■ **Provided data**:
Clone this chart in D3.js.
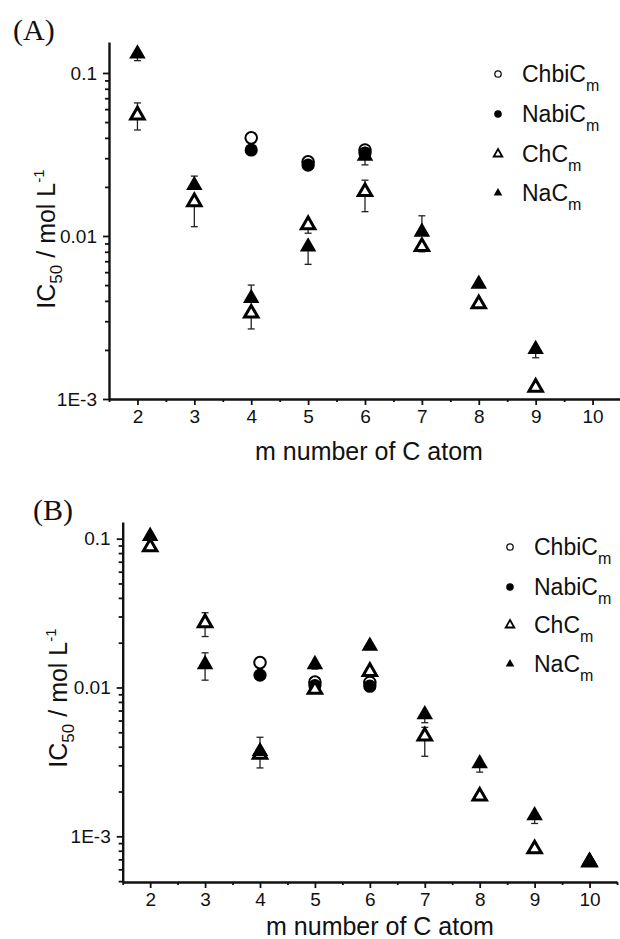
<!DOCTYPE html>
<html>
<head>
<meta charset="utf-8">
<script src="https://cdn.jsdelivr.net/npm/d3@7"></script>
<style>
  body { margin: 0; background: #fff; }
  svg { display: block; }
  .tick text { font-family: "Liberation Sans", Arial, sans-serif; font-size: 19px; fill: #111; }
  .axisTitle { font-family: "Liberation Sans", Arial, sans-serif; font-size: 25px; fill: #111; }
  .legendText { font-family: "Liberation Sans", Arial, sans-serif; font-size: 23px; fill: #111; }
  .panelLabel { font-family: "Liberation Serif", "Times New Roman", serif; font-size: 30px; fill: #111; }
</style>
</head>
<body>
<div id="chart"></div>
<script>
// m values shared by both panels
var mValues = [2, 3, 4, 5, 6, 7, 8, 9, 10];
var seriesNames = ["ChbiC", "NabiC", "ChC", "NaC"];
var yTickValues = [0.1, 0.01, 0.001];
var yTickLabels = ["0.1", "0.01", "1E-3"];

// panel A values (null = no point)
var aChbiC = [null, null, 0.0400, 0.0285, 0.0337, null, null, null, null];
var aNabiC = [null, null, 0.0337, 0.0272, 0.0323, null, null, null, null];
var aChC   = [0.0552, 0.0162, 0.00336, 0.0117, 0.0187, 0.0086, 0.00383, 0.00118, null];
var aNaC   = [0.131, 0.0205, 0.00415, 0.0086, 0.0310, 0.0106, 0.00508, 0.00202, null];
// error bar ends (low, high); same as value where no bar is seen
var aChCLo = [0.0447, 0.0114, 0.00269, 0.0104, 0.0141, 0.0080, 0.00383, 0.00118, null];
var aChCHi = [0.0655, 0.0162, 0.00336, 0.0117, 0.0220, 0.0086, 0.00383, 0.00118, null];
var aNaCLo = [0.119, 0.0205, 0.00415, 0.0067, 0.0273, 0.0106, 0.00508, 0.00179, null];
var aNaCHi = [0.131, 0.0233, 0.0050, 0.0086, 0.0310, 0.0133, 0.00508, 0.00202, null];

// panel B values
var bChbiC = [null, null, 0.0147, 0.01086, 0.0108, null, null, null, null];
var bNabiC = [null, null, 0.0121, 0.0103, 0.0102, null, null, null, null];
var bChC   = [0.088, 0.0272, 0.00355, 0.0097, 0.0128, 0.00471, 0.00186, 0.000822, 0.00067];
var bNaC   = [0.104, 0.0143, 0.00373, 0.0143, 0.0190, 0.00658, 0.00308, 0.00138, 0.000683];
var bChCLo = [0.088, 0.0220, 0.00288, 0.0097, 0.0128, 0.00345, 0.00186, 0.000822, 0.00067];
var bChCHi = [0.088, 0.0318, 0.00463, 0.0097, 0.0128, 0.0054, 0.00186, 0.000822, 0.00067];
var bNaCLo = [0.104, 0.0112, 0.00373, 0.0133, 0.0190, 0.0058, 0.0027, 0.00122, 0.000683];
var bNaCHi = [0.104, 0.0171, 0.00373, 0.0143, 0.0190, 0.00658, 0.00308, 0.00138, 0.000683];

var width = 620, height = 939;

var svg = d3.select("#chart")
  .append("svg")
  .attr("width", width)
  .attr("height", height);

var panels = [
  {
    label: "(A)", labelX: 13, labelY: 40,
    x0: 109, x1: 621, yBottom: 399, yTop: 42,
    yMin: 0.001, yMax: Math.pow(10, -0.81),
    titleX: 369, titleY: 460, yTitleX: 55, yTitleY: 239,
    legX: 498, legY: [74, 114, 154, 193],
    chbi: aChbiC, nabi: aNabiC, chc: aChC, nac: aNaC,
    chcLo: aChCLo, chcHi: aChCHi, nacLo: aNaCLo, nacHi: aNaCHi
  },
  {
    label: "(B)", labelX: 33, labelY: 520,
    x0: 122.7, x1: 617, yBottom: 882, yTop: 522,
    yMin: Math.pow(10, -3.307), yMax: Math.pow(10, -0.888),
    titleX: 380, titleY: 935, yTitleX: 67, yTitleY: 698,
    legX: 510, legY: [547, 587, 625, 664],
    chbi: bChbiC, nabi: bNabiC, chc: bChC, nac: bNaC,
    chcLo: bChCLo, chcHi: bChCHi, nacLo: bNaCLo, nacHi: bNaCHi
  }
];

var triBig = d3.symbol().type(d3.symbolTriangle).size(118);
var triOpen = d3.symbol().type(d3.symbolTriangle).size(78);
var triSmall = d3.symbol().type(d3.symbolTriangle).size(32);

panels.forEach(function(p) {
  var xScale = d3.scaleLinear()
    .domain([1.5, 10.5])
    .range([p.x0, p.x1]);

  var yScale = d3.scaleLog()
    .domain([p.yMin, p.yMax])
    .range([p.yBottom, p.yTop]);

  // minor ticks
  var xMinor = d3.range(1.5, 10.6, 0.5).filter(function(v) { return v % 1 !== 0; });
  var yMinor = [];
  [-4, -3, -2, -1].forEach(function(e) {
    for (var k = 2; k <= 9; k++) {
      var v = k * Math.pow(10, e);
      if (v >= p.yMin && v <= p.yMax) yMinor.push(v);
    }
  });

  var g = svg.append("g");

  g.append("g")
    .attr("transform", `translate(0,${p.yBottom})`)
    .call(d3.axisBottom(xScale).tickValues(xMinor).tickSize(3).tickFormat(""))
    .call(function(s) { s.select(".domain").remove(); });

  g.append("g")
    .attr("transform", `translate(${p.x0},0)`)
    .call(d3.axisLeft(yScale).tickValues(yMinor).tickSize(4).tickFormat(""))
    .call(function(s) { s.select(".domain").remove(); });

  var xAxis = g.append("g")
    .attr("transform", `translate(0,${p.yBottom})`)
    .call(d3.axisBottom(xScale).tickValues(mValues).tickSize(6).tickPadding(5).tickSizeOuter(0).tickFormat(d3.format("d")));

  var yAxis = g.append("g")
    .attr("transform", `translate(${p.x0},0)`)
    .call(d3.axisLeft(yScale).tickValues(yTickValues).tickSize(6).tickPadding(6).tickSizeOuter(0)
      .tickFormat(function(d, i) { return yTickLabels[i]; }));

  g.selectAll(".domain").attr("stroke", "#111").attr("stroke-width", 2.4);
  g.selectAll(".tick line").attr("stroke", "#111").attr("stroke-width", 1.8);

  // panel label
  g.append("text")
    .attr("class", "panelLabel")
    .attr("x", p.labelX)
    .attr("y", p.labelY)
    .text(p.label);

  // axis titles
  g.append("text")
    .attr("class", "axisTitle")
    .attr("x", p.titleX)
    .attr("y", p.titleY)
    .attr("text-anchor", "middle")
    .text("m number of C atom");

  var yt = g.append("text")
    .attr("class", "axisTitle")
    .attr("transform", `translate(${p.yTitleX},${p.yTitleY}) rotate(-90)`)
    .attr("text-anchor", "middle");
  yt.append("tspan").text("IC");
  yt.append("tspan").attr("font-size", "17px").attr("dy", 7).text("50");
  yt.append("tspan").attr("dy", -7).text(" / mol L");
  yt.append("tspan").attr("font-size", "15px").attr("dy", -11).text("-1");

  // error bars
  function errorBars(vals, lo, hi) {
    var rows = mValues.map(function(m, i) { return {m: m, v: vals[i], lo: lo[i], hi: hi[i]}; })
      .filter(function(d) { return d.v !== null && (d.lo < d.v || d.hi > d.v); });
    var eg = g.append("g").attr("stroke", "#222").attr("stroke-width", 1.3);
    rows.forEach(function(d) {
      var x = xScale(d.m);
      eg.append("line").attr("x1", x).attr("x2", x)
        .attr("y1", yScale(d.lo)).attr("y2", yScale(d.hi));
      if (d.lo < d.v) {
        eg.append("line").attr("x1", x - 3.5).attr("x2", x + 3.5)
          .attr("y1", yScale(d.lo)).attr("y2", yScale(d.lo));
      }
      if (d.hi > d.v) {
        eg.append("line").attr("x1", x - 3.5).attr("x2", x + 3.5)
          .attr("y1", yScale(d.hi)).attr("y2", yScale(d.hi));
      }
    });
  }
  errorBars(p.chc, p.chcLo, p.chcHi);
  errorBars(p.nac, p.nacLo, p.nacHi);

  function pts(vals) {
    return mValues.map(function(m, i) { return {m: m, v: vals[i]}; })
      .filter(function(d) { return d.v !== null; });
  }

  g.selectAll(".chbi")
    .data(pts(p.chbi))
    .enter()
    .append("circle")
      .attr("cx", function(d) { return xScale(d.m); })
      .attr("cy", function(d) { return yScale(d.v); })
      .attr("r", 5.8)
      .attr("fill", "#fff")
      .attr("stroke", "#000")
      .attr("stroke-width", 2);

  g.selectAll(".nabi")
    .data(pts(p.nabi))
    .enter()
    .append("circle")
      .attr("cx", function(d) { return xScale(d.m); })
      .attr("cy", function(d) { return yScale(d.v); })
      .attr("r", 6.6)
      .attr("fill", "#000");

  g.selectAll(".chc")
    .data(pts(p.chc))
    .enter()
    .append("path")
      .attr("d", triOpen)
      .attr("transform", function(d) { return `translate(${xScale(d.m)},${yScale(d.v)})`; })
      .attr("fill", "#fff")
      .attr("stroke", "#000")
      .attr("stroke-width", 3)
      .attr("stroke-linejoin", "miter");

  g.selectAll(".nac")
    .data(pts(p.nac))
    .enter()
    .append("path")
      .attr("d", triBig)
      .attr("transform", function(d) { return `translate(${xScale(d.m)},${yScale(d.v)})`; })
      .attr("fill", "#000");

  // legend
  var leg = g.append("g");
  seriesNames.forEach(function(name, i) {
    var y = p.legY[i];
    if (i === 0) {
      leg.append("circle").attr("cx", p.legX).attr("cy", y).attr("r", 3.2)
        .attr("fill", "#fff").attr("stroke", "#111").attr("stroke-width", 1.3);
    } else if (i === 1) {
      leg.append("circle").attr("cx", p.legX).attr("cy", y).attr("r", 3.8).attr("fill", "#000");
    } else if (i === 2) {
      leg.append("path").attr("d", triSmall).attr("transform", `translate(${p.legX},${y})`)
        .attr("fill", "#fff").attr("stroke", "#000").attr("stroke-width", 1.8);
    } else {
      leg.append("path").attr("d", triSmall).attr("transform", `translate(${p.legX},${y})`)
        .attr("fill", "#000");
    }
    var t = leg.append("text")
      .attr("class", "legendText")
      .attr("x", p.legX + 24)
      .attr("y", y + 8);
    t.append("tspan").text(name);
    t.append("tspan").attr("font-size", "16px").attr("dy", 9).text("m");
  });
});
</script>
</body>
</html>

■ **Aim of the exercise**:
Pictures are excluded; extract exactly the lines from the start of the data through the line that holds "0.0133, 0.00508, 0.00202, null];", both ends included.

■ **Worked answer**:
Clone this chart in D3.js.
<!DOCTYPE html>
<html>
<head>
<meta charset="utf-8">
<script src="https://cdn.jsdelivr.net/npm/d3@7"></script>
<style>
  body { margin: 0; background: #fff; }
  svg { display: block; }
  .tick text { font-family: "Liberation Sans", Arial, sans-serif; font-size: 19px; fill: #111; }
  .axisTitle { font-family: "Liberation Sans", Arial, sans-serif; font-size: 25px; fill: #111; }
  .legendText { font-family: "Liberation Sans", Arial, sans-serif; font-size: 23px; fill: #111; }
  .panelLabel { font-family: "Liberation Serif", "Times New Roman", serif; font-size: 30px; fill: #111; }
</style>
</head>
<body>
<div id="chart"></div>
<script>
// m values shared by both panels
var mValues = [2, 3, 4, 5, 6, 7, 8, 9, 10];
var seriesNames = ["ChbiC", "NabiC", "ChC", "NaC"];
var yTickValues = [0.1, 0.01, 0.001];
var yTickLabels = ["0.1", "0.01", "1E-3"];

// panel A values (null = no point)
var aChbiC = [null, null, 0.0400, 0.0285, 0.0337, null, null, null, null];
var aNabiC = [null, null, 0.0337, 0.0272, 0.0323, null, null, null, null];
var aChC   = [0.0552, 0.0162, 0.00336, 0.0117, 0.0187, 0.0086, 0.00383, 0.00118, null];
var aNaC   = [0.131, 0.0205, 0.00415, 0.0086, 0.0310, 0.0106, 0.00508, 0.00202, null];
// error bar ends (low, high); same as value where no bar is seen
var aChCLo = [0.0447, 0.0114, 0.00269, 0.0104, 0.0141, 0.0080, 0.00383, 0.00118, null];
var aChCHi = [0.0655, 0.0162, 0.00336, 0.0117, 0.0220, 0.0086, 0.00383, 0.00118, null];
var aNaCLo = [0.119, 0.0205, 0.00415, 0.0067, 0.0273, 0.0106, 0.00508, 0.00179, null];
var aNaCHi = [0.131, 0.0233, 0.0050, 0.0086, 0.0310, 0.0133, 0.00508, 0.00202, null];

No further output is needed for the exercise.